Ladies like it in the morning, some prefer it at night,
Some love it Oh! how dearly, and for it they would fight;
Some love to gently play with and feel its silken hair,
To see it sweet with passion and spit up in the air,
Some take it in their little hand and stroke its little head,
Some take it in the cellar, some take it in the bed;
Some gently rub it up and down, with soft and tender hands,
And so dearly do they love it—they quickly make it stand;
Some take it on the housetop—on the comet to gaze,
And others toward the twinkling star make its bull head raise.
Many have been sorely bitten by the naughty little thing,
And then give to others so they may feel its sting;
Forgive me my dear reader I forgot to tell you that—
The subject of my little poem is nothing but a Cat.

Grab your teacups, folks, give that parasol a turn, and gather up your petticoats indeed!

Sunday, January 4, 2009

Poetry Beat: San Francisco

"Poetry & Popular Culture" has just returned from a week in San Francisco, part of which was spent attending the 2008 convention of the Modern Language Association—the largest gathering of teachers and scholars in the humanities.
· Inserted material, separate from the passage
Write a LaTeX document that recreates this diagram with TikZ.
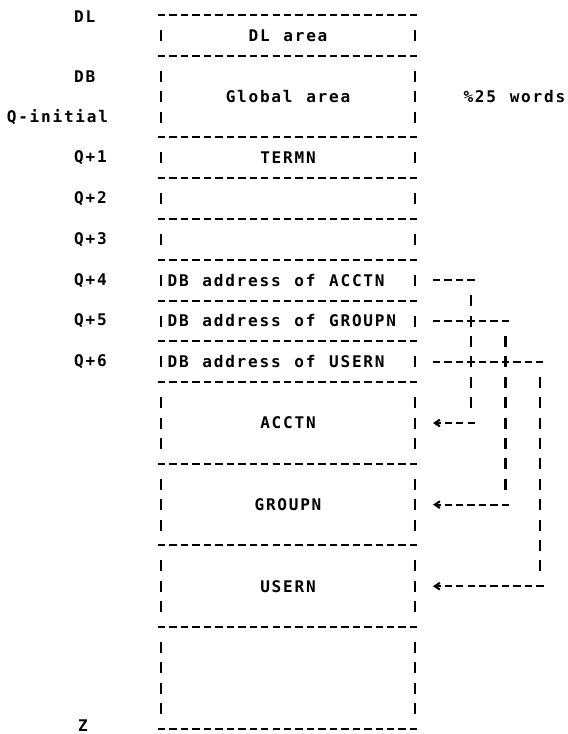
\documentclass[tikz,border=0pt]{standalone}
\usepackage{fontspec}
\setmonofont[LetterSpace=11, WordSpace=1.2]{DejaVu Sans Mono}
\usetikzlibrary{positioning, arrows.meta}

\begin{document}
\begin{tikzpicture}[
        font=\ttfamily\bfseries\fontsize{13.7pt}{16pt}\selectfont,
        cell/.style={minimum width=7.62cm, inner sep=0pt, outer sep=0pt, align=center},
        adrcell/.style={cell, text width=7.22cm, inner xsep=0.2cm, align=flush left},
        hline/.style={line width=1.8pt, dash pattern=on 0.222cm off 0.1215cm, shorten <=-0.09cm, shorten >=-0.09cm},
        vline/.style={line width=1.8pt, dash pattern=on 0.33cm off 0.282cm, shorten <=0.447cm, shorten >=0.447cm},
        link/.style={hline, shorten <=0pt, shorten >=-0.111cm},
        arrow/.style={hline, shorten <=-0.111cm, shorten >=0pt, -{Straight Barb[length=0.15cm, width=0.2cm]}},
        lbl/.style={anchor=west, inner sep=0pt}
    ]
    \useasboundingbox (0,0) rectangle (17.04,-22.02);

    % Memory cells
    \node[cell, minimum height=1.224cm, anchor=north west] (dl) at (4.83,-0.45) {DL area};
    \node[cell, minimum height=2.448cm, below=0pt of dl] (glob) {Global area};
    \node[cell, minimum height=1.224cm, below=0pt of glob] (termn) {TERMN};
    \node[cell, minimum height=1.224cm, below=0pt of termn] (qtwo) {};
    \node[cell, minimum height=1.224cm, below=0pt of qtwo] (qthree) {};
    \node[adrcell, minimum height=1.224cm, below=0pt of qthree] (accadr) {DB address of ACCTN};
    \node[adrcell, minimum height=1.224cm, below=0pt of accadr] (grpadr) {DB address of GROUPN};
    \node[adrcell, minimum height=1.224cm, below=0pt of grpadr] (usradr) {DB address of USERN};
    \node[cell, minimum height=2.448cm, below=0pt of usradr] (acctn) {ACCTN};
    \node[cell, minimum height=2.448cm, below=0pt of acctn] (groupn) {GROUPN};
    \node[cell, minimum height=2.448cm, below=0pt of groupn] (usern) {USERN};
    \node[cell, minimum height=3.06cm, below=0pt of usern] (free) {};

    % Borders
    \foreach \c in {dl,glob,termn,qtwo,qthree,accadr,grpadr,usradr,acctn,groupn,usern,free}{
        \draw[hline] (\c.north west) -- (\c.north east);
        \draw[hline] (\c.south west) -- (\c.south east);
        \draw[vline] (\c.north west) -- (\c.south west);
        \draw[vline] (\c.north east) -- (\c.south east);
    }

    % Addresses
    \node[lbl] (ldl) at (2.22,-0.5) {DL};
    \node[lbl] (ldb) at (2.22,-2.286) {DB};
    \node[lbl] (lqinit) at (0.2,-3.51) {Q-initial};
    \node[lbl] (lq1) at (2.22,-4.734) {Q+1};
    \node[lbl] (lq2) at (2.22,-5.958) {Q+2};
    \node[lbl] (lq3) at (2.22,-7.182) {Q+3};
    \node[lbl] (lq4) at (2.22,-8.406) {Q+4};
    \node[lbl] (lq5) at (2.22,-9.63) {Q+5};
    \node[lbl] (lq6) at (2.22,-10.854) {Q+6};
    \node[lbl] (lz) at (2.34,-21.76) {Z};
    \node[lbl] (words) at (13.9,-2.898) {\%25 words};

    % Pointers
    \coordinate (acctop) at ([xshift=1.686cm]accadr.east);
    \coordinate (accbot) at (acctop |- acctn.east);
    \draw[link] ([xshift=0.54cm]accadr.east) -- (acctop);
    \draw[vline] (acctop) -- (accbot);
    \draw[arrow] (accbot) -- ([xshift=0.54cm]acctn.east);

    \coordinate (grptop) at ([xshift=2.715cm]grpadr.east);
    \coordinate (grpbot) at (grptop |- groupn.east);
    \draw[link] ([xshift=0.54cm]grpadr.east) -- (grptop);
    \draw[vline] (grptop) -- (grpbot);
    \draw[arrow] (grpbot) -- ([xshift=0.54cm]groupn.east);

    \coordinate (usrtop) at ([xshift=3.747cm]usradr.east);
    \coordinate (usrbot) at (usrtop |- usern.east);
    \draw[link] ([xshift=0.54cm]usradr.east) -- (usrtop);
    \draw[vline] (usrtop) -- (usrbot);
    \draw[arrow] (usrbot) -- ([xshift=0.54cm]usern.east);

\end{tikzpicture}
\end{document}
There was admittedly some material of interest (a panel on Byron as popular culture, for example) but, as usual, we found ourselves wanting more scholarship addressing the intersections of our two favorite topics: poetry and popular culture. The fires of this perpetual craving were further stoked, however, by the city of San Francisco itself—the birthplace of Robert Frost, by the way—where we were assaulted by poetries of all sorts and on nearly all fronts.

The onetime haunting ground of Bret Harte gave us, of course, the San Francisco Renaissance and City Lights Bookstore—the first American publisher of Allen Ginsberg's "Howl" and center of the subsequent 1957 obscenity trial. If one looks hard enough in North Beach, one can even find Lawrence Ferlinghetti Way; poetry has become part of the city's literal map as well as its literary one. San Francisco State University is home to The Poetry Center & American Poetry Archives, an amazing storehouse of audio recordings of poets reading their work. And the Mission District includes 826 Valencia, a rockin' pirate-supply store and after-school literacy tutoring center which offers—so a flier I picked up explains—a "Poetry Class for Teens." Open to 18 students, the class will be taught this March by Meghan Adler and Emilie Coulson. It carries the following description:

"Do you find yourself comparing the rain to a harmonica, your heart to your breakfast or some other unlikely noun? Do you scribble song lyrics in your science notebook? WARNING: you may be a poet. Join us to learn about new forms, practice old ones, and carve out a little time for poetry. Share your favorite poets and test-drive their best techniques. Bring those words you've been hiding in a diary out into the open! We will create our own literary journal/chapbook and have a poetry reading (berets are optional)."

If poetry is in San Francisco's history and bookstores and literacy programs, not to mention on its audiotapes and maps, it's also embedded in its sidewalks. The language around many storm drains not only reminds city dwellers to (re)consider what they toss into the sewers but does so in rhyme: "Only Rain / Down the Drain."

At risk of sounding too much like a homebody, "Poetry & Popular Culture" found itself overwhelmed by poetry within the hotel room as well. We flipped on the tv to watch Adrienne Shelly's 2007 film Waitress (starring Keri Russell) and encountered a character who composes spontaneous poetry in his wooing of one of the main character's best friends. We then flipped the channel to MTV, where the dating reality show Next is narrated in rhyme. We flipped the channel again—can you tell we don't have cable tv in the "Poetry & Popular Culture" office?—where Puffs Plus tissues were being pitched in rhyme; not to be outdone, a longer infomercial for Snuggies (the blanket with sleeves!) incorporated rhyme and was composed in a loose but indisputable four-beat iambic line.

In short, no matter where we went or where we looked in the city by the bay, poetry had not only gotten there first but was waiting for us. Which is exactly how we like it.